NSX upgrade rollback from 4.1.0 to 3.2.1 fails at step2_restore_data with error "failed at task run_db_restore"
search cancel

NSX upgrade rollback from 4.1.0 to 3.2.1 fails at step2_restore_data with error "failed at task run_db_restore"

book

Article ID: 322635

calendar_today

Updated On:

Products

VMware NSX

Issue/Introduction

Symptoms:

  • You have upgraded NSX-T from 3.2.1.x to NSX 4.1.0 and need to rollback the Management Plane upgrade.
  • Executing step 2 of the rollback fails with the below error:
nsx-manager> node-rollback run-step step2_restore_data
This will restore data-store to a snapshot taken at the beginning of upgrade.
- Run this command only on one of the Manager nodes.
- Please make sure that step1_start_rollback step is successful on all nodes of cluster before starting this step.
- After this step, run step3_exit_rollback on all the nodes to continue the rollback.

Do you want to continue? (yes/no): yes
<date/time> - Running node_version_check
<date/time> - Node version checks passed.

<date/time> - Running restore_ready_check
<date/time> - Node restore ready checks passed.

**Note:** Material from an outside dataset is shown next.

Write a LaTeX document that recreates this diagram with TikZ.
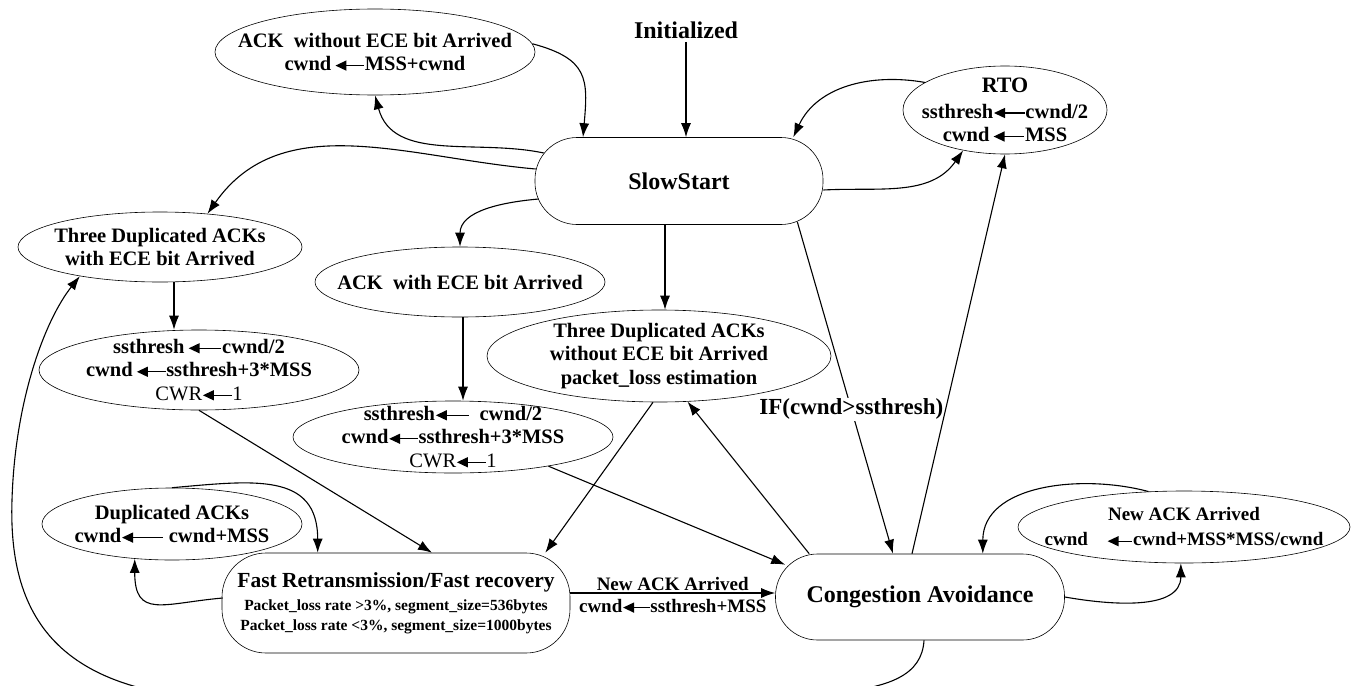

<date/time> - Start running step step2_restore_data
<date/time> - Running "run_db_restore" (task 1 of 1)
<date/time> - Step step2_restore_data failed at task run_db_restore.
{
  "state": 2,
  "state_text": "CMD_ERROR",
  "info": "[MRS] RollbackError: Step step2_restore_data failed at task run_db_restore.",
  "body": null
}
  • Running the command "get node-rollback progress-status" on the CLI of the NSX manager where the restore data command was run you see the following failed task and an error running corfu compactor:
nsx-manager> get node-rollback progress-status
<date/time>
Rollback info:
        From-version: 4.1.0.0.0.21332677
        To-version: 3.2.1.1.0.20115694

Rollback tasks:
        backup_version_check [<date/time-1> - <date/time-2>] SUCCESS
        cleanup_bundle [<date/time-1> - <date/time-2>] SUCCESS
        reboot_into_rollback_version [<date/time-1> - <date/time-2>] SUCCESS
        restore_config_files [<date/time-1> - <date/time-2>] SUCCESS
        start_corfu [<date/time-1> - <date/time-2>] SUCCESS
        node_version_check [<date/time-1> - <date/time-2>] SUCCESS
        restore_ready_check [<date/time-1> - <date/time-2>] SUCCESS
        run_db_restore [<date/time-1> - <date/time-2>] FAILED
                status_output - Starting db restore
Db restore complete.
Starting running corfu compactor
Error running corfu compactor. rc: 1, err: Welcome to use NSX corfu tool.
This tool can help you to examine or compact data in a CorfuDB database.
  • This issue can also be represented with the following error:
Error running corfu compactor. rc: 255,
  • If the NSX log support bundle is present the error can be found in /system/rollback_helper.py_support:    
Product Log:
      {
        "args": {
          "node_type": "nsx-manager nsx-policy-manager nsx-controller",
          "rollback_from_version": "4.1.1.0.0.21791062",
          "rollback_to_version": "3.2.1.1.0.20115694",
          "bundle_files_path": "/image/VMware-NSX-unified-appliance-3.2.1.1.0.20115694-rollback/files",
          "old_os_path": "/os_bak",
          "alt_os_path": "/",
          "status_file": "/tmp/rollback2mo5oozo",
          "troubleshooting_file": "/tmp/rollback_troubleshootingtwm6es6d"
        },
        "end_time": "<date/time>",
        "failure_reason": "Script exited with non-zero return code 255.",
        "task_id": "<uuid>",
        "name": "run_db_restore",
        "path": "/image/VMware-NSX-unified-appliance-3.2.1.1.0.20115694-rollback/scripts/run_db_restore.py",
        "pid": 5467,
        "return_code": 255,
        "start_time": "<date/time>",
        "state": "TASK_FAILURE",
        "status_file": "Starting db restore\nDb restore complete.\nStarting running corfu compactor\nError running corfu compactor. rc: 255,

NOTE: The preceding log excerpts are only examples. Date, time and environmental variables may vary depending on your environment.

Environment

VMware NSX 4.1.0
VMware NSX-T Data Center 3.x
VMware NSX-T Data Center

Cause

This issue is caused by a Corfu table present in NSX 4.1 but not in NSX-T 3.2.1.x.

When the back-up is taken after the upgrade coordinator is upgraded the new table is referenced. When the rollback process tries to restore it fails as the table does not exist in the source version.

Resolution

This is resolved in NSX version 4.1.1

Workaround:

If you believe you have encountered this issue, please open a support request with Broadcom Support and refer to this KB article.